The soldiers were captured when they crossed into Iraqi-held territory, apparently unknowingly, while on patrol near the Kuwaiti border after hostilities ceased last week. The Pentagon initially had said their names did not appear on its list of service personnel missing in action. But on Saturday, military officials said it seemed that the two had not been reported missing.
The soldiers were not made available for interviews in Jordan. But journalists who had been held with them suggested that their capture resulted from a mix-up.
Buchanan of the Inquirer, who reported that the soldiers were “in good condition,” said the GIs had driven from the allied border base in Safwan, Iraq, through a series of abandoned checkpoints and were unaware of their whereabouts when they entered Iraqi military-controlled territory. “They just made a wrong turn somewhere,” said Morris of Time.

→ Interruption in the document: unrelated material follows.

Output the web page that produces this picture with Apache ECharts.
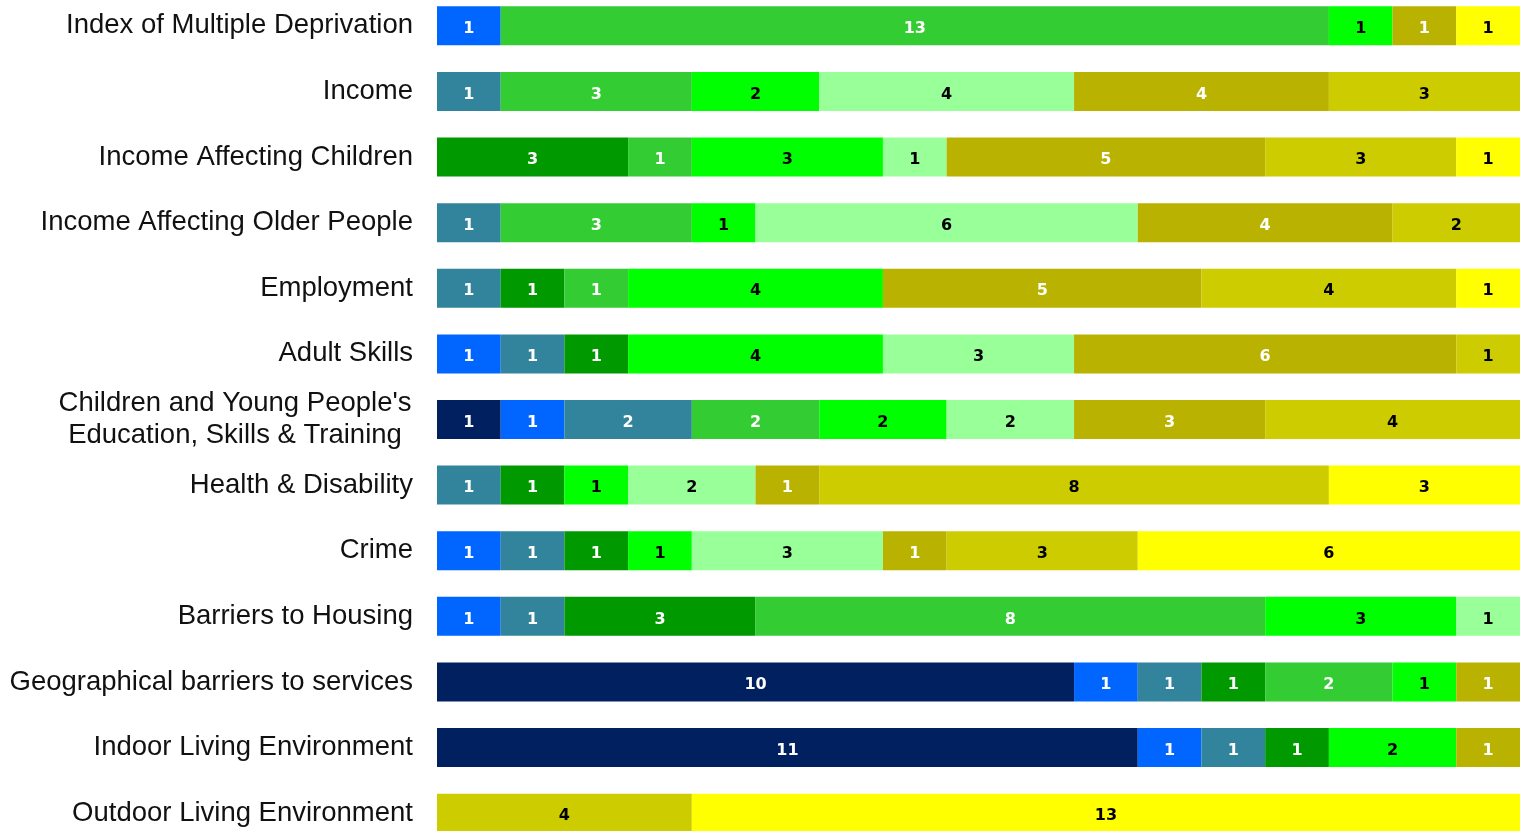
<!DOCTYPE html>
<html>
<head>
<meta charset="utf-8">
<script src="https://cdn.jsdelivr.net/npm/echarts@6/dist/echarts.min.js"></script>
<style>
html,body{margin:0;padding:0;background:#fff;overflow:hidden;width:1526px;height:831px;}
#chart{position:absolute;left:0;top:-7px;width:1526px;height:853px;}
</style>
</head>
<body>
<div id="chart"></div>
<script>
const categories = [
  "Index of Multiple Deprivation",
  "Income",
  "Income Affecting Children",
  "Income Affecting Older People",
  "Employment",
  "Adult Skills",
  "Children and Young People's\nEducation, Skills & Training",
  "Health & Disability",
  "Crime",
  "Barriers to Housing",
  "Geographical barriers to services",
  "Indoor Living Environment",
  "Outdoor Living Environment"
];

const seriesNames = ["Decile 1","Decile 2","Decile 3","Decile 4","Decile 5","Decile 6","Decile 7","Decile 8","Decile 9","Decile 10"];

// values per category row, one array per decile series
const decile1  = [0, 0, 0, 0, 0, 0, 1, 0, 0, 0, 10, 11, 0];
const decile2  = [1, 0, 0, 0, 0, 1, 1, 0, 1, 1, 1, 1, 0];
const decile3  = [0, 1, 0, 1, 1, 1, 2, 1, 1, 1, 1, 1, 0];
const decile4  = [0, 0, 3, 0, 1, 1, 0, 1, 1, 3, 1, 1, 0];
const decile5  = [13, 3, 1, 3, 1, 0, 2, 0, 0, 8, 2, 0, 0];
const decile6  = [1, 2, 3, 1, 4, 4, 2, 1, 1, 3, 1, 2, 0];
const decile7  = [0, 4, 1, 6, 0, 3, 2, 2, 3, 1, 0, 0, 0];
const decile8  = [1, 4, 5, 4, 5, 6, 3, 1, 1, 0, 1, 1, 0];
const decile9  = [0, 3, 3, 2, 4, 1, 4, 8, 3, 0, 0, 0, 4];
const decile10 = [1, 0, 1, 0, 1, 0, 0, 3, 6, 0, 0, 0, 13];

const seriesValues = [decile1, decile2, decile3, decile4, decile5, decile6, decile7, decile8, decile9, decile10];

const colors = ['#002060', '#0066FF', '#31849B', '#009900', '#33CC33', '#00FF00', '#99FF99', '#BAB200', '#CCCC00', '#FFFF00'];
const labelColors = ['#ffffff', '#ffffff', '#ffffff', '#ffffff', '#ffffff', '#000000', '#000000', '#ffffff', '#000000', '#000000'];

const chart = echarts.init(document.getElementById('chart'), null, {renderer: 'canvas'});

const series = seriesValues.map((vals, i) => ({
  name: seriesNames[i],
  type: 'bar',
  stack: 'total',
  barWidth: 39,
  data: vals,
  itemStyle: { color: colors[i] },
  label: {
    show: true,
    position: 'inside',
    offset: [0, 3],
    color: labelColors[i],
    fontFamily: 'DejaVu Sans',
    fontWeight: 'bold',
    fontSize: 16,
    formatter: p => (p.value ? String(p.value) : '')
  },
  emphasis: { disabled: true }
}));

chart.setOption({
  animation: false,
  backgroundColor: '#ffffff',
  grid: { left: 437, right: 6, top: 0, bottom: 0, containLabel: false },
  xAxis: {
    type: 'value',
    min: 0,
    max: 17,
    show: false
  },
  yAxis: {
    type: 'category',
    inverse: true,
    data: categories,
    axisLine: { show: false },
    axisTick: { show: false },
    splitLine: { show: false },
    axisLabel: {
      margin: 24,
      color: '#111111',
      fontFamily: 'Liberation Sans',
      fontSize: 27.5,
      lineHeight: 32,
      formatter: v => {
        if (v.indexOf('\n') >= 0) {
          return v.split('\n').map(l => '{c|' + l + '}').join('\n');
        }
        return v;
      },
      rich: {
        c: { width: 356, align: 'center', fontFamily: 'Liberation Sans', fontSize: 27.5, lineHeight: 32, color: '#111111' }
      }
    }
  },
  series: series
});
</script>
</body>
</html>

The Western journalists, all in good heath, said they were well-treated during their five-day Iraqi captivity. But all were penniless and said the Iraqis had seized their cars, camera equipment, fuel, cash and clothing--goods they estimated were worth hundreds of thousands of dollars.
Although the Western journalists were in good spirits, all complained angrily about the loss of their possessions, including dramatic video footage and film.
The journalists included 11 Americans, 17 French, three Italians, two Britons, two Norwegians, two Brazilians, an Irishman, a Spaniard and a Uruguayan.
Most of them, asked why they ventured beyond the Iraqis’ official checkpoints and headed toward embattled Basra, conceded that the move was not a wise one.
“For many of us, it just became this chase to see who could get to Basra first,” Morris recalled. “ . . . It was like crossing the road without looking both ways. You can get killed that way, and I guess we were all just lucky.”
Fineman reported from Amman and McManus reported from Taif.